What is asked | In the listing below, locate the lines that hold "matplotlib" and copy them.

Stored data |
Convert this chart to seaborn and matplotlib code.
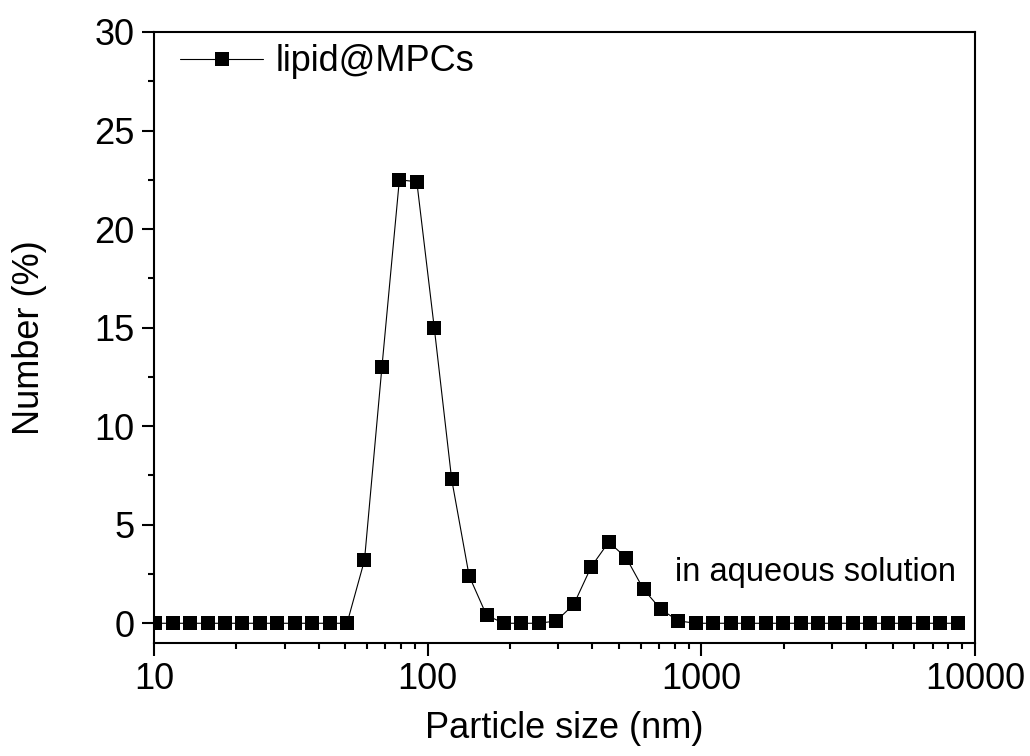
import matplotlib
matplotlib.use("Agg")
import matplotlib.pyplot as plt
import seaborn as sns
import pandas as pd
from matplotlib.ticker import FixedLocator, FixedFormatter, LogLocator, MultipleLocator, NullFormatter

# ---- data ----
sizes_nm = [10.1, 11.7, 13.54, 15.69, 18.17, 21.04, 24.36, 28.21, 32.67, 37.84,
            43.82, 50.75, 58.77, 68.06, 78.82, 91.28, 105.7, 122.4, 141.8, 164.2,
            190.1, 220.2, 255.0, 295.3, 342.0, 396.1, 458.7, 531.2, 615.1, 712.4,
            825.0, 955.4, 1106, 1281, 1484, 1718, 1990, 2305, 2669, 3091,
            3580, 4145, 4801, 5560, 6439, 7456, 8635]
number_pct = [0, 0, 0, 0, 0, 0, 0, 0, 0, 0,
              0, 0, 3.2, 13.0, 22.5, 22.4, 15.0, 7.3, 2.4, 0.4,
              0, 0, 0, 0.12, 0.96, 2.87, 4.12, 3.33, 1.72, 0.7,
              0.12, 0, 0, 0, 0, 0, 0, 0, 0, 0,
              0, 0, 0, 0, 0, 0, 0]
series_label = "lipid@MPCs"
x_ticks = [10, 100, 1000, 10000]
x_tick_labels = ["10", "100", "1000", "10000"]
y_ticks = [0, 5, 10, 15, 20, 25, 30]
annotation = "in aqueous solution"

df = pd.DataFrame({"size": sizes_nm, "number": number_pct})

sns.set_style("ticks")
plt.rcParams["font.family"] = ["Liberation Sans", "DejaVu Sans"]
plt.rcParams["text.color"] = "black"
plt.rcParams["axes.labelcolor"] = "black"

fig = plt.figure(figsize=(10.30, 7.56), dpi=100)
ax = fig.add_axes([0.1495, 0.1495, 0.7971, 0.8082])

sns.lineplot(data=df, x="size", y="number", ax=ax, color="black",
             linewidth=0.8, marker="s", markersize=9.5, markeredgewidth=0,
             markerfacecolor="black", label=series_label)

ax.set_xscale("log")
ax.set_xlim(10, 10000)
ax.set_ylim(-1, 30)

ax.xaxis.set_major_locator(FixedLocator(x_ticks))
ax.xaxis.set_major_formatter(FixedFormatter(x_tick_labels))
ax.xaxis.set_minor_locator(LogLocator(base=10, subs=[2, 3, 4, 5, 6, 7, 8, 9]))
ax.xaxis.set_minor_formatter(NullFormatter())
ax.yaxis.set_major_locator(FixedLocator(y_ticks))
ax.yaxis.set_minor_locator(MultipleLocator(2.5))

for s in ax.spines.values():
    s.set_linewidth(1.5)
    s.set_color("black")

ax.tick_params(axis="both", which="major", direction="out", length=9, width=1.5,
               labelsize=26, pad=5, colors="black", top=False, right=False)
ax.tick_params(axis="both", which="minor", direction="out", length=4.5, width=1.5,
               colors="black", top=False, right=False)

ax.set_xlabel("Particle size (nm)", fontsize=26, labelpad=10, color="black")
ax.set_ylabel("Number (%)", fontsize=26, labelpad=34, color="black")

leg = ax.legend(loc="center left", bbox_to_anchor=(0.032, 0.951), frameon=False,
                fontsize=26, handlelength=2.3, handletextpad=0.35,
                borderpad=0, borderaxespad=0)

ax.text(0.635, 0.115, annotation, transform=ax.transAxes, fontsize=23.5,
        ha="left", va="center", color="black")

fig.savefig("out.png", dpi=100)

Finished answer |
Convert this chart to seaborn and matplotlib code.
import matplotlib
matplotlib.use("Agg")
import matplotlib.pyplot as plt
from matplotlib.ticker import FixedLocator, FixedFormatter, LogLocator, MultipleLocator, NullFormatter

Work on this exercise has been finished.